Start

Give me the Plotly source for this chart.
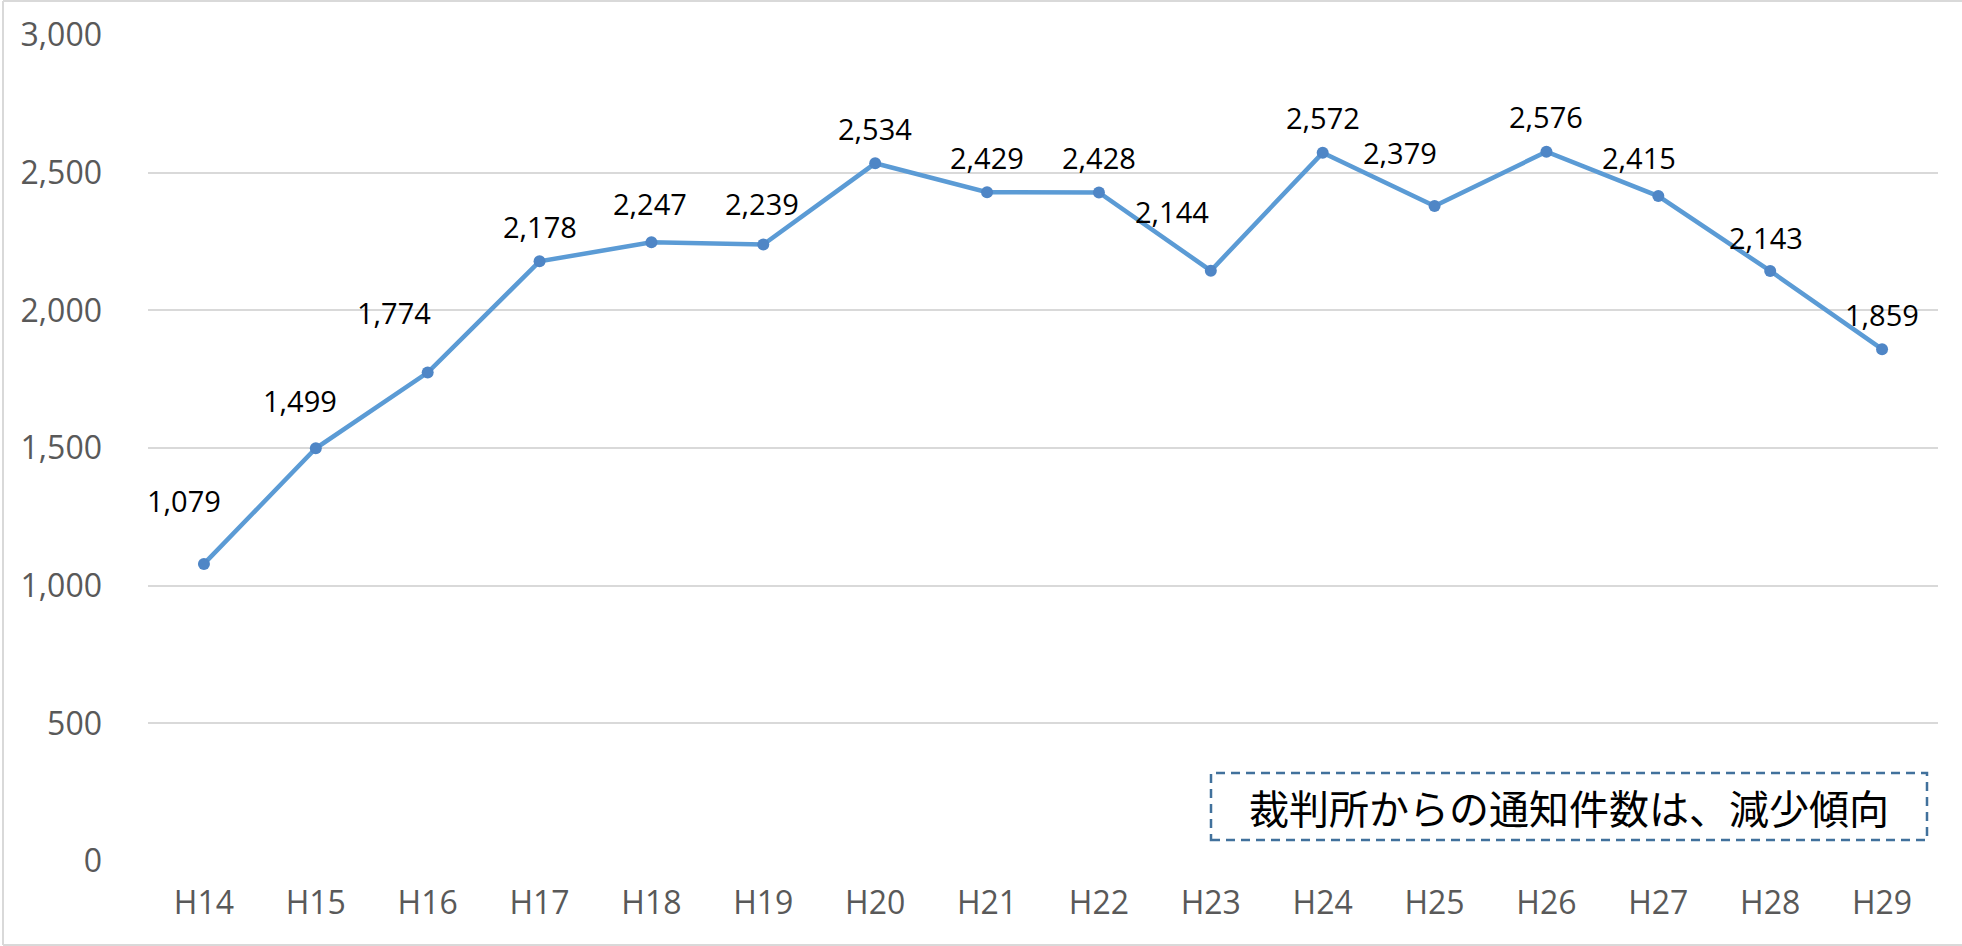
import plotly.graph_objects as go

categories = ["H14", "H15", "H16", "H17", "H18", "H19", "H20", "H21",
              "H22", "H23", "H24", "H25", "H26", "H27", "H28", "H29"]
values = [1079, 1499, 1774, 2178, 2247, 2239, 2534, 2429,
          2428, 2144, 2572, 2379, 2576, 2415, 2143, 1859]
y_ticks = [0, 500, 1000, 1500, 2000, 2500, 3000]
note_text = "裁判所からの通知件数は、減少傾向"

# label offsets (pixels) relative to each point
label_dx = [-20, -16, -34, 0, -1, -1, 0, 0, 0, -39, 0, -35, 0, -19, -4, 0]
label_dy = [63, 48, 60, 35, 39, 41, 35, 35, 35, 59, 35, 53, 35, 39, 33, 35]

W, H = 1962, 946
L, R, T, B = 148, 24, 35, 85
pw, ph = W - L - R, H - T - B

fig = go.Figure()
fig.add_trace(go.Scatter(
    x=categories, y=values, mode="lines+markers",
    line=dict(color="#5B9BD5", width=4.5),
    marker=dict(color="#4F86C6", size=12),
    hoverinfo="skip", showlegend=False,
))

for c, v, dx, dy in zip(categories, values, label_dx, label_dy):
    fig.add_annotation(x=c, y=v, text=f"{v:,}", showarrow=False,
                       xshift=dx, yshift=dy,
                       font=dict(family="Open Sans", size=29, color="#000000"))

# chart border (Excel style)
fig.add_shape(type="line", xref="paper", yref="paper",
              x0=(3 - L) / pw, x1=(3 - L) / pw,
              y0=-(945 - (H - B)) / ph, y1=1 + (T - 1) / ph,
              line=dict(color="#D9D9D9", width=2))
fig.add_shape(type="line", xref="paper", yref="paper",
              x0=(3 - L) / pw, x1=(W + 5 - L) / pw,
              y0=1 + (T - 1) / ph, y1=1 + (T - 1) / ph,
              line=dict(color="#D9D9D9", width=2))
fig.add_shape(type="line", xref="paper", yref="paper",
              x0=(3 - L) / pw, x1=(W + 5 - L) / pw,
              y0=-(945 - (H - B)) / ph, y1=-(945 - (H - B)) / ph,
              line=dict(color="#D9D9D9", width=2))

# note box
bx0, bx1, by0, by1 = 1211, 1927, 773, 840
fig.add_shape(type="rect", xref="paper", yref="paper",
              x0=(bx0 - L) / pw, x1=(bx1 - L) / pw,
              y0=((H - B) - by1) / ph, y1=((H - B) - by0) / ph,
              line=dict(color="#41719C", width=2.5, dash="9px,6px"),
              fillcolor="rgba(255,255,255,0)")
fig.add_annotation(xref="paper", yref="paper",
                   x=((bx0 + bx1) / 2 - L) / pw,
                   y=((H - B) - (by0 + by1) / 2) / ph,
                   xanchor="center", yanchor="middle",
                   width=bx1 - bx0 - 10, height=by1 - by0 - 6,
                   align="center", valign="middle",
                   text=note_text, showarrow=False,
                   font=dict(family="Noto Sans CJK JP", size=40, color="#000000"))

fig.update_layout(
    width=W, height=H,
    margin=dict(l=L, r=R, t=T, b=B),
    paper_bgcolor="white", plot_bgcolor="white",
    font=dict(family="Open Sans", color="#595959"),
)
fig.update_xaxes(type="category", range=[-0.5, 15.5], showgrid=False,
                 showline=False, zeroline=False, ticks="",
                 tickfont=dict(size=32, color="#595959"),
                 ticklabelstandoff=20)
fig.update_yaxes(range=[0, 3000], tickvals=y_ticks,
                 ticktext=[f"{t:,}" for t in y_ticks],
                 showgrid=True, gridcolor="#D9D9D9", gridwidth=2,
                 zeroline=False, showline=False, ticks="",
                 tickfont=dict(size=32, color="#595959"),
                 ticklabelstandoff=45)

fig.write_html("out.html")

End

## SET EXERCISE
Only the lines from the start of the material through the line containing "import plotly.graph_objects as go" should be transcribed. Pictures stay out.

## RESULT OF THIS EXERCISE
Give me the Plotly source for this chart.
import plotly.graph_objects as go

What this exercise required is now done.